Investors were also concerned about the impact of the tsunami on insurers such as Prudential and Aviva, both of whom saw their stock fall today.
Prudential said it expected the impact to be “minimal” as it has only a small general insurance business in Asia, including India and Thailand.
It is understood the disaster will also have an immaterial impact on the financial performance of Aviva which makes around 8% of its profits from its Asian operations.
Aviva has no general insurance business in Asia after selling the unit earlier this year, but is a partner of Indian bank Lakshmi Vilas to provide life insurance cover.
This means the company is exposed to a small number of policy holders in the Tamil Nadu region. It will also honour travel insurance claims from UK holidaymakers.
Munich Re – the world’s biggest reinsurer – has estimated that the cost of the strongest earthquake in 40 years is likely to be below €100m.
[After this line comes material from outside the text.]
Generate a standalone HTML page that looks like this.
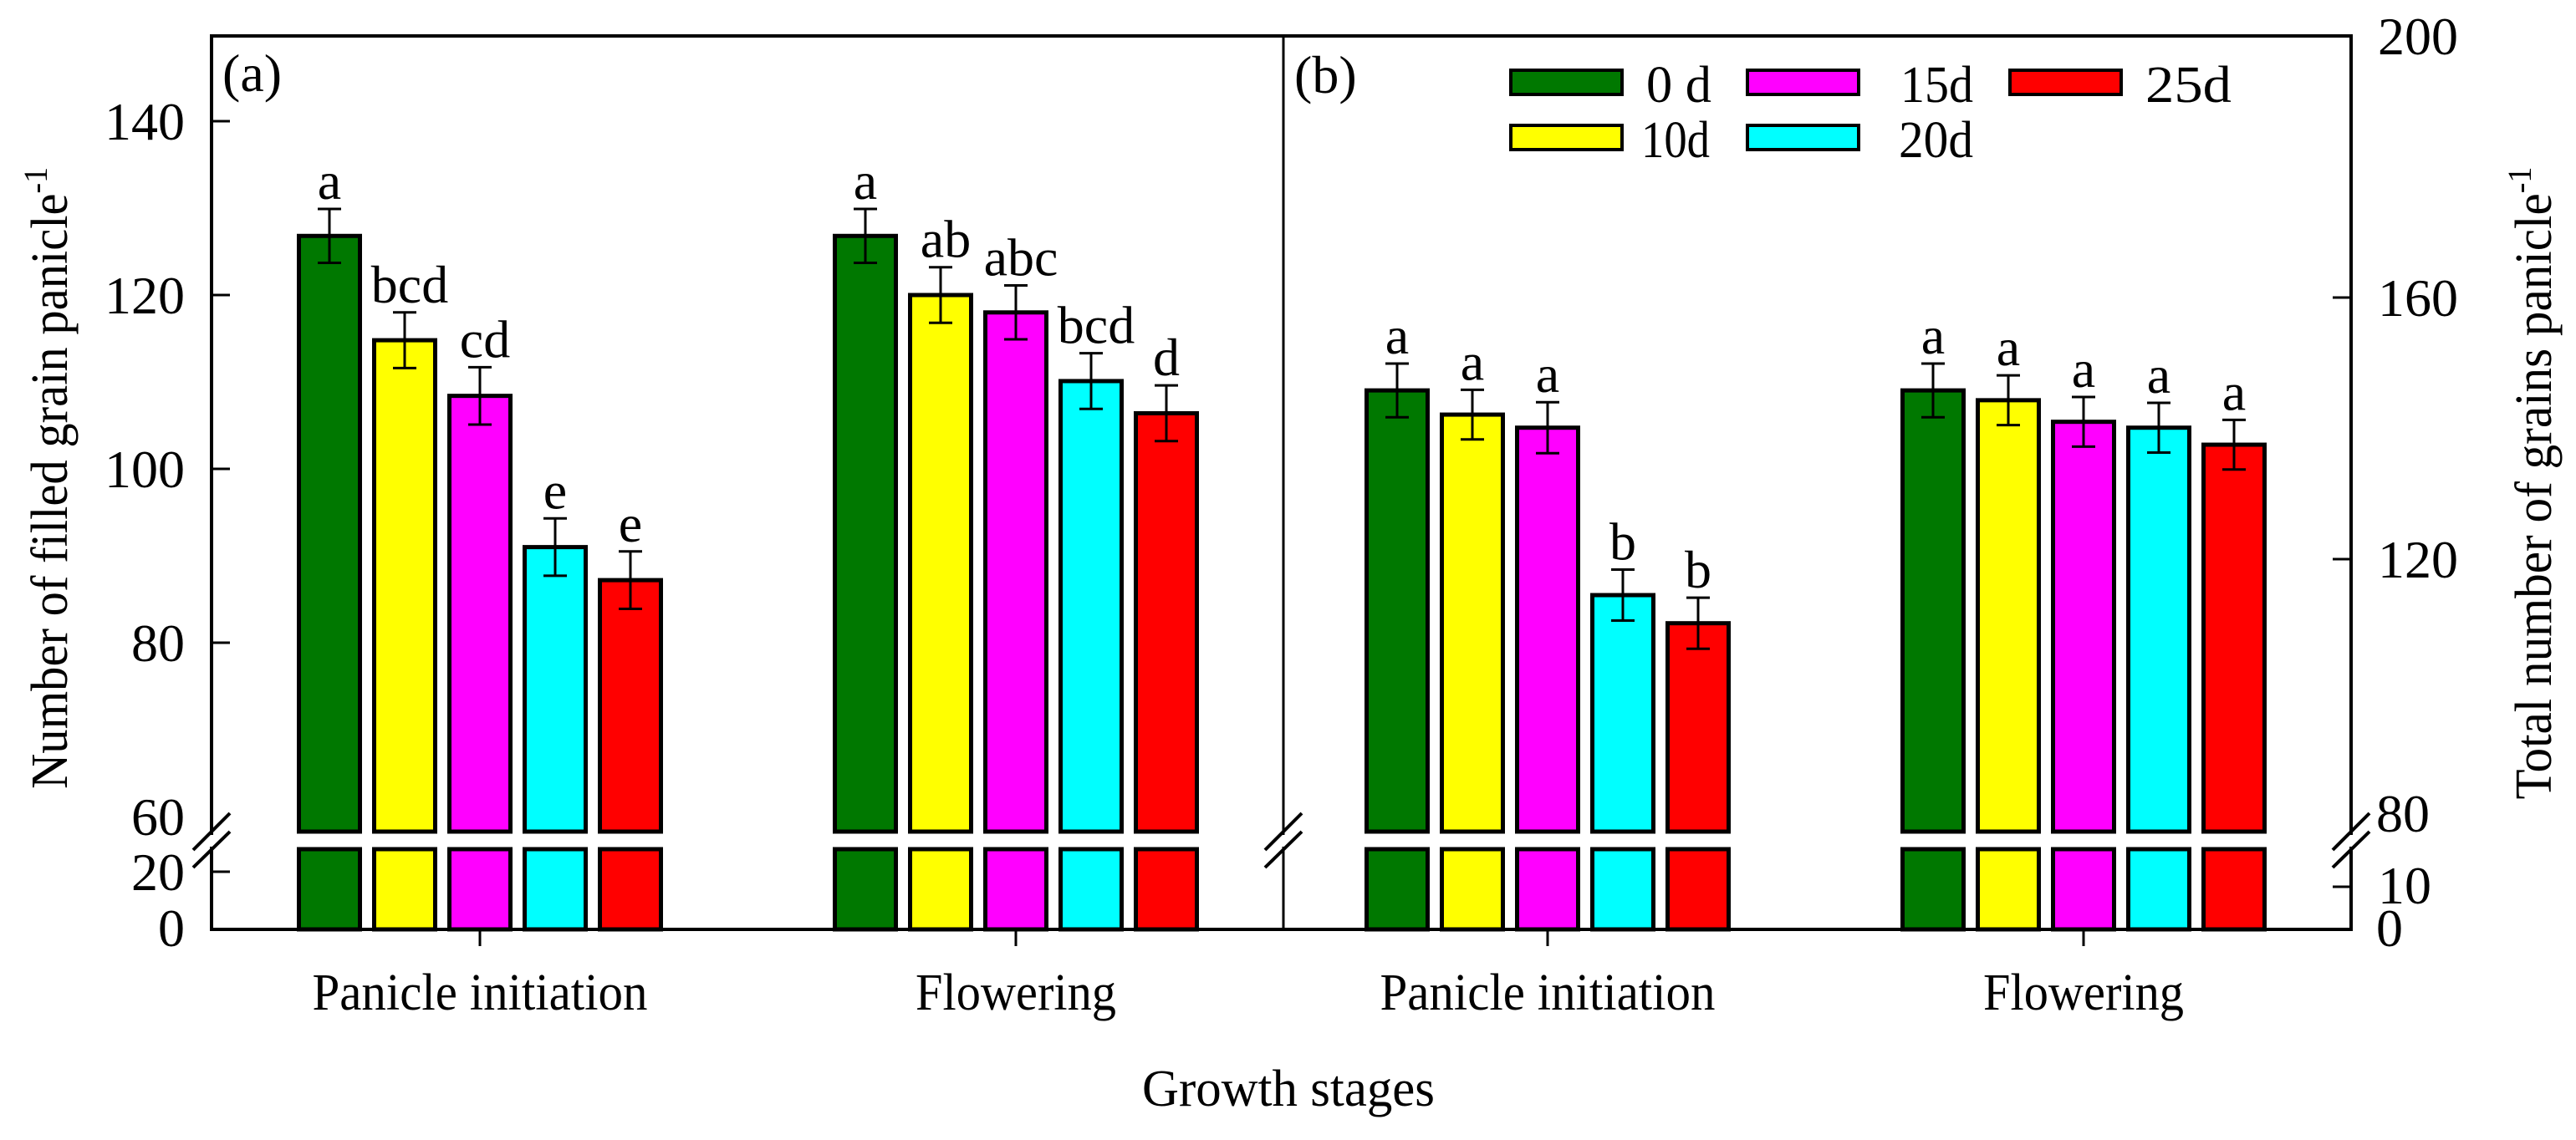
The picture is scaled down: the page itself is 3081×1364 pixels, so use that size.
<!DOCTYPE html>
<html><head><meta charset="utf-8"><style>
html,body{margin:0;padding:0;background:#fff;}
svg{display:block;font-family:"Liberation Serif","Times New Roman",serif;}
</style></head><body>
<svg id="chart" width="3081" height="1364" viewBox="0 0 3081 1364" xmlns="http://www.w3.org/2000/svg">
<g id="frame"></g>
<g id="bars"></g>
<g id="axes"></g>
<g id="legend"></g>
</svg>
<script>
const treatments = ["0 d","10d","15d","20d","25d"];
const legendLabels = ["0 d","10d","15d","20d","25d"];
const colors = ["#007800","#ffff00","#ff00ff","#00ffff","#ff0000"];
const stages = ["Panicle initiation","Flowering"];
// Panel (a): filled grains per panicle
const filledPI = [126.8, 114.8, 108.4, 91.0, 87.2];
const filledPIErr = [3.1, 3.2, 3.3, 3.3, 3.3];
const filledFL = [126.8, 120.0, 118.0, 110.1, 106.4];
const filledFLErr = [3.1, 3.2, 3.1, 3.2, 3.2];
const lettersAPI = ["a","bcd","cd","e","e"];
const lettersAFL = ["a","ab","abc","bcd","d"];
// Panel (b): total grains per panicle
const totalPI = [145.8, 142.1, 140.1, 114.5, 110.2];
const totalPIErr = [4.1, 3.8, 3.9, 3.9, 3.9];
const totalFL = [145.8, 144.3, 141.0, 140.1, 137.5];
const totalFLErr = [4.1, 3.8, 3.8, 3.8, 3.8];
const lettersBPI = ["a","a","a","b","b"];
const lettersBFL = ["a","a","a","a","a"];
const leftTicksUpper = [60, 80, 100, 120, 140];
const leftTicksLower = [0, 20];
const rightTicksUpper = [80, 120, 160, 200];
const rightTicksLower = [0, 10];

const NS = "http://www.w3.org/2000/svg";
function mk(parent, tag, attrs, text){
  const e = document.createElementNS(NS, tag);
  for (const k in attrs) e.setAttribute(k, attrs[k]);
  if (text !== undefined) e.textContent = text;
  parent.appendChild(e);
  return e;
}
const L = 253, R = 2812, T = 43, B = 1112, MID = 1535;
const upperBottom = 995, lowerTop = 1016;
const FS = 64;
const yA = v => 561 - (v - 100) * 10.4;
const yAlow = v => B - v * 3.45;
const yB = v => 43 + (200 - v) * 7.825;
const yBlow = v => B - v * 5.1;
const groupCenters = {a:[574, 1215], b:[1851, 2492]};
const pitch = 90, bw = 73;

const frame = document.getElementById('frame');
const fr = mk(frame,'rect',{x:L,y:T,width:R-L,height:B-T,fill:'none',stroke:'#000','stroke-width':4});


const dv = mk(frame,'line',{x1:MID,y1:T,x2:MID,y2:B,stroke:'#000','stroke-width':3});



const barsG = document.getElementById('bars');
function drawGroup(panel, gi, vals, errs, letters, yUp){
  const cx = groupCenters[panel][gi];
  vals.forEach((v,i)=>{
    const x = cx + (i-2)*pitch - bw/2;
    const top = yUp(v);
    const r1 = mk(barsG,'rect',{x:x,y:top,width:bw,height:upperBottom-top,fill:colors[i],stroke:'#000','stroke-width':5});
    
    
    const r2 = mk(barsG,'rect',{x:x,y:lowerTop,width:bw,height:B-lowerTop,fill:colors[i],stroke:'#000','stroke-width':5});
    
    
    const ex = x + bw/2;
    const eT = yUp(v+errs[i]), eB = yUp(v-errs[i]);
    const eg = mk(barsG,'path',{d:`M${ex},${eT}V${eB}M${ex-14},${eT}H${ex+14}M${ex-14},${eB}H${ex+14}`,stroke:'#000','stroke-width':3,fill:'none'});
    
    
    const t = mk(barsG,'text',{x:ex+(letters[i].length>1?6:0),y:eT-12,'font-size':FS,'text-anchor':'middle'},letters[i]);
    
    
  });
}
drawGroup('a',0,filledPI,filledPIErr,lettersAPI,yA);
drawGroup('a',1,filledFL,filledFLErr,lettersAFL,yA);
drawGroup('b',0,totalPI,totalPIErr,lettersBPI,yB);
drawGroup('b',1,totalFL,totalFLErr,lettersBFL,yB);

const ax = document.getElementById('axes');
function lbl(x,y,s,anchor,name){
  const t = mk(ax,'text',{x:x,y:y,'font-size':FS,'text-anchor':anchor},s);
  
  
}
function tick(x1,y,x2,name){
  const l = mk(ax,'line',{x1:x1,y1:y,x2:x2,y2:y,stroke:'#000','stroke-width':3});
  
  
}
leftTicksUpper.forEach(v=>{ if(v!==60) tick(L,yA(v),L+22,'left-y-tick'); lbl(221,yA(v)+22,String(v),'end','left-y-tick-label'); });
leftTicksLower.forEach(v=>{ if(v!==0){ tick(L,yAlow(v),L+22,'left-y-tick'); lbl(221,yAlow(v)+22,String(v),'end','left-y-tick-label'); } else lbl(221,B+20,'0','end','left-y-tick-label'); });
rightTicksUpper.forEach(v=>{ if(v!==80){ tick(R,yB(v),R-22,'right-y-tick'); lbl(2844,yB(v)+22,String(v),'start','right-y-tick-label'); } else lbl(2842,yB(v)+13,String(v),'start','right-y-tick-label'); });
rightTicksLower.forEach(v=>{ if(v!==0){ tick(R,yBlow(v),R-22,'right-y-tick'); lbl(2844,yBlow(v)+20,String(v),'start','right-y-tick-label'); } else lbl(2842,B+20,'0','start','right-y-tick-label'); });

[L, MID, R].forEach(x=>{
  const w = mk(ax,'rect',{x:x-4,y:999,width:8,height:14,fill:'#fff'});
  
  
  const b = mk(ax,'path',{d:`M${x-22},1017L${x+22},973M${x-22},1038L${x+22},995`,stroke:'#000','stroke-width':4});
  
  
});

const stageWidths = [401, 240];
['a','b'].forEach(p=>{
  groupCenters[p].forEach((cx,gi)=>{
    const l = mk(ax,'line',{x1:cx,y1:B,x2:cx,y2:B+20,stroke:'#000','stroke-width':3});
    
    
    const t = mk(ax,'text',{x:cx,y:1208,'font-size':62,'text-anchor':'middle',textLength:stageWidths[gi],lengthAdjust:'spacingAndGlyphs'},stages[gi]);
    
    
  });
});
const xt = mk(ax,'text',{x:1541,y:1323,'font-size':62,'text-anchor':'middle',textLength:350,lengthAdjust:'spacingAndGlyphs'},'Growth stages');



const ly = mk(ax,'text',{x:0,y:0,'font-size':62,'text-anchor':'middle',transform:'translate(80,572) rotate(-90)',textLength:744,lengthAdjust:'spacingAndGlyphs'});


ly.appendChild(document.createTextNode('Number of filled grain panicle'));
mk(ly,'tspan',{'font-size':40,dy:-24},'-1');

const ry = mk(ax,'text',{x:0,y:0,'font-size':62,'text-anchor':'middle',transform:'translate(3051,578) rotate(-90)',textLength:757,lengthAdjust:'spacingAndGlyphs'});


ry.appendChild(document.createTextNode('Total number of grains panicle'));
mk(ry,'tspan',{'font-size':40,dy:-24},'-1');

const pa = mk(ax,'text',{x:266,y:109,'font-size':64},'(a)');


const pb = mk(ax,'text',{x:1548,y:111,'font-size':64},'(b)');



const lg = document.getElementById('legend');
const legBoxX = [1807, 1807, 2090, 2090, 2404];
const legBoxY = [84, 150, 84, 150, 84];
const legTextX = [1969, 1963, 2273, 2271, 2566];
const legTextW = [78, 82, 87, 89, 103];
treatments.forEach((tname,i)=>{
  const r = mk(lg,'rect',{x:legBoxX[i],y:legBoxY[i],width:133,height:29,fill:colors[i],stroke:'#000','stroke-width':4});
  
  
  const t = mk(lg,'text',{x:legTextX[i],y:legBoxY[i]+38,'font-size':62,textLength:legTextW[i],lengthAdjust:'spacingAndGlyphs'},legendLabels[i]);
  
  
});
</script>
</body></html>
Major rival Swiss Re said it was investigating the impact of the tsunami which would mostly concern property damage and business interruption to tourism.
In a statement, Lloyd’s of London said the disruption to the communications networks in affected areas was hampering efforts to assess potential losses from the tsunami.
“We expect our exposure to be limited to holiday resorts, personal accident, travel insurance and marine risks,” a Lloyd’s spokesman said.
Among other UK companies, cruise ship operator Carnival said none of its liners were believed to be in the area at the time of the tsunami and British Airways said it did not fly to any of the affected regions.
Experts have said the impact on most of the economies in the quake region was unlikely to be severe despite the massive death toll.
The disaster was mainly limited to rural areas, with major industrial facilities and transport infrastructure largely affected.
But around 1.2 million foreigners were likely to cancel their trips to Thailand, at a cost of £390m (€549m) in lost revenues, according to the Association of Thai Travel Agents.